Doch sie kritisierte die zunehmenden Spaltungsversuche in den aktuellen politischen Debatten. Auch die Umwelt- und Friedensbewegungen hätten mit der Kraft der Emotionen gegen Atomkraftwerke oder Aufrüstung protestiert. "Doch im Unterschied zu heute ging es damals weniger um eine Spaltung der Gesellschaft, als um eine gemeinsame Verantwortung", so Frevert. 

Brauchen wir neue Visionen für die Demokratie?

"Doch wie gehen die Ängste um Verluste und der Zorn auf Eliten mit der stabilen Lage von Wirtschaft und Rechtstaat einher", wollte Frank-Walter Steinmeier wissen. Warum sind populistische Strömungen gerade in europäischen Staaten wie den Niederlanden, Schweden oder auch Dänemark mit ihren ausgebauten Sozialsystemen und absolutem Reichtum so erfolgreich?

Cornelia Koppetsch sprach in diesem Zusammenhang von einem "Aufstand der Etablierten". Diese seien weniger von materiellen Einbußen als von Ängsten um schwindende Privilegien angetrieben. Andreas Hollstein, der als Bürgermeister der westfälischen Stadt Altena direkt mit den Emotionen der Bürger konfrontiert ist und 2017 sogar selbst Opfer einer Messerattacke eines aufgebrachten Bürgers wurde, appellierte, dialogbereit und verständnisvoll zu bleiben: "Die Herausforderungen der Globalisierung spüren wir direkt auf dem Land, hier muss die Politik ihre Hausaufgaben erledigen, denn viele Menschen fühlen sich vernachlässigt", so Hollstein.

Um die Bürger wieder für Demokratie und gesellschaftliche Verantwortung zu begeistern, brauche es auch positiv besetzte Visionen, mahnte der Medienwissenschaftler Bernhard Pörksen. Eine Ursache in der zunehmenden Emotionalisierung gesellschaftlicher Debatten sah er in einer "neuen Gereiztheit", ausgelöst durch zu viel Nähe unterschiedlicher Lager in den sozialen Medien. "Je mehr Information verfügbar sind, desto stärker wachsen die Möglichkeiten der Desinformation", so Pörksen. Er forderte daher "neue Visionen und eine Gegenerzählung, die nicht nur aus Überschriften und rhetorischen Hüllen bestehen dürfen", um populistischen Parolen etwas entgegenzusetzen.

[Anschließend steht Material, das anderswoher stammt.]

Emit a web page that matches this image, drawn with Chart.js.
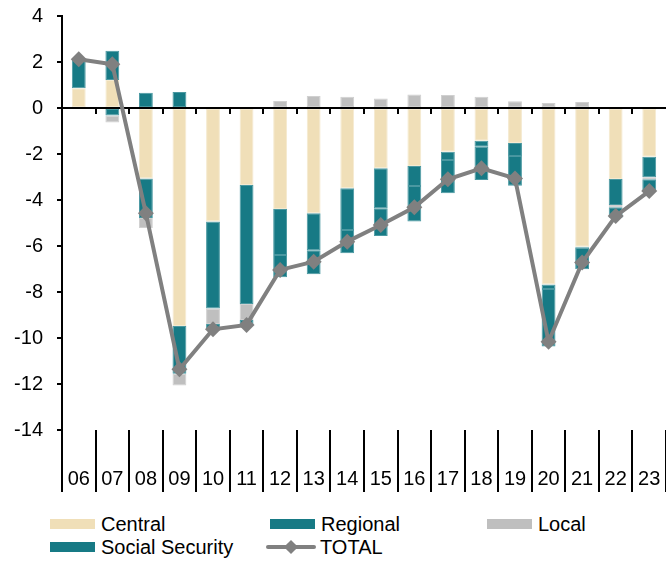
<!DOCTYPE html>
<html>
<head>
<meta charset="utf-8">
<script src="https://cdn.jsdelivr.net/npm/chart.js@4.4.0/dist/chart.umd.min.js"></script>
<style>
  body { margin:0; width:666px; height:562px; overflow:hidden; background:#fff; font-family:"Liberation Sans", Arial, sans-serif; }
  #contenedor { position:absolute; left:0; top:0; width:674px; height:500px; }
  .leyenda { position:absolute; height:24px; font-size:20px; line-height:24px; color:#000; white-space:nowrap; }
  .caja { position:absolute; left:0; top:7px; width:45px; height:10px; }
</style>
</head>
<body>
<div id="contenedor"><canvas id="grafico"></canvas></div>
<div id="leyenda"></div>
<script>
// datos (% del PIB)
const anios = ["06","07","08","09","10","11","12","13","14","15","16","17","18","19","20","21","22","23"];
const central = [0.86, 1.22, -3.06, -9.48, -4.94, -3.35, -4.39, -4.58, -3.49, -2.62, -2.52, -1.9, -1.42, -1.52, -7.67, -6.03, -3.09, -2.12];
const regional = [0, -0.33, -1.72, -2.07, -3.78, -5.17, -2.0, -1.6, -1.81, -1.74, -0.87, -0.36, -0.27, -0.57, -0.2, -0.05, -1.13, -0.89];
const local = [0, -0.3, -0.44, -0.51, -0.67, -0.7, 0.3, 0.52, 0.49, 0.41, 0.59, 0.57, 0.49, 0.29, 0.22, 0.26, -0.1, -0.09];
const seguridadSocial = [1.24, 1.27, 0.66, 0.7, -0.23, -0.21, -0.97, -1.05, -1.02, -1.21, -1.55, -1.45, -1.44, -1.29, -2.5, -0.93, -0.45, -0.52];
const total = [2.12, 1.9, -4.58, -11.36, -9.62, -9.43, -7.04, -6.68, -5.81, -5.09, -4.32, -3.1, -2.62, -3.06, -10.16, -6.72, -4.7, -3.61];
const ticksY = [-14, -12, -10, -8, -6, -4, -2, 0, 2, 4];

const BEIGE = "#F0DFB8";
const TEAL = "#177A85";
const GRIS = "#BFBFBF";
const LINEA = "#808080";
const fuente = { family: "'Liberation Sans', Arial, sans-serif", size: 20 };

function barra(nombre, datos, color, borde) {
  return {
    type: "bar", label: nombre, data: datos, stack: "barras", order: 1,
    backgroundColor: color, borderColor: borde, borderWidth: 1, borderSkipped: false,
    barPercentage: 0.413, categoryPercentage: 1
  };
}

// marcas pequeñas sobre la linea del cero
const marcasCero = {
  id: "marcasCero",
  beforeDatasetsDraw(chart) {
    const { ctx, scales: { x, y } } = chart;
    const y0 = y.getPixelForValue(0);
    const ancho = x.width / anios.length;
    ctx.save();
    ctx.strokeStyle = "#000";
    ctx.lineWidth = 2;
    ctx.beginPath();
    for (let i = 1; i < anios.length; i++) {
      const px = Math.round(x.left + i * ancho);
      ctx.moveTo(px, y0);
      ctx.lineTo(px, y0 + 6);
    }
    ctx.stroke();
    ctx.restore();
  }
};

const grafica = new Chart(document.getElementById("grafico"), {
  data: {
    labels: anios,
    datasets: [
      barra("Central", central, BEIGE, "#F5EAD0"),
      barra("Regional", regional, TEAL, "#4A98A1"),
      barra("Local", local, GRIS, "#D0D0D0"),
      barra("Social Security", seguridadSocial, TEAL, "#4A98A1"),
      {
        type: "line", label: "TOTAL", data: total, stack: "linea", order: 0,
        borderColor: LINEA, borderWidth: 4, tension: 0,
        pointStyle: "rectRot", pointRadius: 8, pointBackgroundColor: LINEA, pointBorderWidth: 0
      }
    ]
  },
  options: {
    responsive: true,
    maintainAspectRatio: false,
    animation: false,
    layout: { padding: { left: 14, top: 16, right: 1, bottom: 8 } },
    plugins: { legend: { display: false }, tooltip: { enabled: false } },
    scales: {
      x: {
        stacked: true,
        offset: true,
        grid: { offset: true, drawOnChartArea: false, tickLength: 62, color: "#000", lineWidth: 2 },
        border: { display: false },
        ticks: { font: fuente, color: "#000", padding: -25, maxRotation: 0, autoSkip: false },
        afterFit: (eje) => { eje.height = 62; eje.paddingLeft = 0; eje.paddingRight = 0; }
      },
      y: {
        stacked: true,
        min: ticksY[0],
        max: ticksY[ticksY.length - 1],
        afterBuildTicks: (eje) => { eje.ticks = ticksY.map(v => ({ value: v })); },
        grid: {
          color: (c) => c.tick && c.tick.value === 0 ? "#000" : "rgba(0,0,0,0)",
          lineWidth: 2, tickColor: "#000", tickLength: 5, tickWidth: 2
        },
        border: { color: "#000", width: 2 },
        ticks: { font: fuente, color: "#000", padding: 14 },
        afterFit: (eje) => { eje.width = 48; eje.paddingTop = 0; eje.paddingBottom = 0; }
      }
    }
  },
  plugins: [marcasCero]
});

// leyenda en html, dos filas
const posLeyenda = [[50, 512], [270, 512], [487, 512], [50, 535], [266, 535]];
const leyenda = document.getElementById("leyenda");
grafica.data.datasets.forEach((ds, i) => {
  const item = document.createElement("div");
  item.className = "leyenda";
  item.style.left = posLeyenda[i][0] + "px";
  item.style.top = posLeyenda[i][1] + "px";
  if (ds.type === "line") {
    item.innerHTML = '<div style="position:absolute;left:0;top:10px;width:50px;height:4px;border-radius:2px;background:' + ds.borderColor + '"></div>' +
      '<div style="position:absolute;left:20px;top:7px;width:10px;height:10px;transform:rotate(45deg);background:' + ds.borderColor + '"></div>' +
      '<span style="position:absolute;left:54px;top:0">' + ds.label + '</span>';
  } else {
    item.innerHTML = '<div class="caja" style="background:' + ds.backgroundColor + '"></div>' +
      '<span style="position:absolute;left:51px;top:0">' + ds.label + '</span>';
  }
  leyenda.appendChild(item);
});
</script>
</body>
</html>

Steinmeier: Freiwilliges Engagement für die Gesellschaft stärker wahrnehmen

Die Voraussetzungen dafür seien grundsätzlich gegeben, in diesem Punkt war sich das Podium einig. "Es gibt in unserem Land tausende Menschen, die täglich mit ihrem freiwilligen Engagement dafür sorgen, dass das Leben auf dem Land, in Dörfern und Kleinstädten funktioniert", so Steinmeier, der zum Abschluss an die Runde appellierte, diese Leistungen auch zu würdigen und wahrzunehmen. "Diese Menschen leisten mehr, als uns allen bewusst ist. Auch darüber müssen wir mehr reden in unserem Land", forderte der Bundespräsident.

Das "Forum Bellevue zur Zukunft der Demokratie" ist eine Veranstaltungsreihe auf Initiative des Bundespräsidenten in Zusammenarbeit mit uns. Für das Forum Bellevue diskutiert Bundespräsident Frank-Walter Steinmeier regelmäßig mit Gästen aus Wissenschaft, Politik, Kultur, Wirtschaft und Zivilgesellschaft über die Herausforderungen unserer Demokratie. Das Forum soll Raum für kontroverse Fragen und neue Perspektiven bieten. Das offene Gespräch über die Herausforderungen und Erfolgsrezepte der liberalen Demokratie soll im Zentrum der Diskussionen stehen.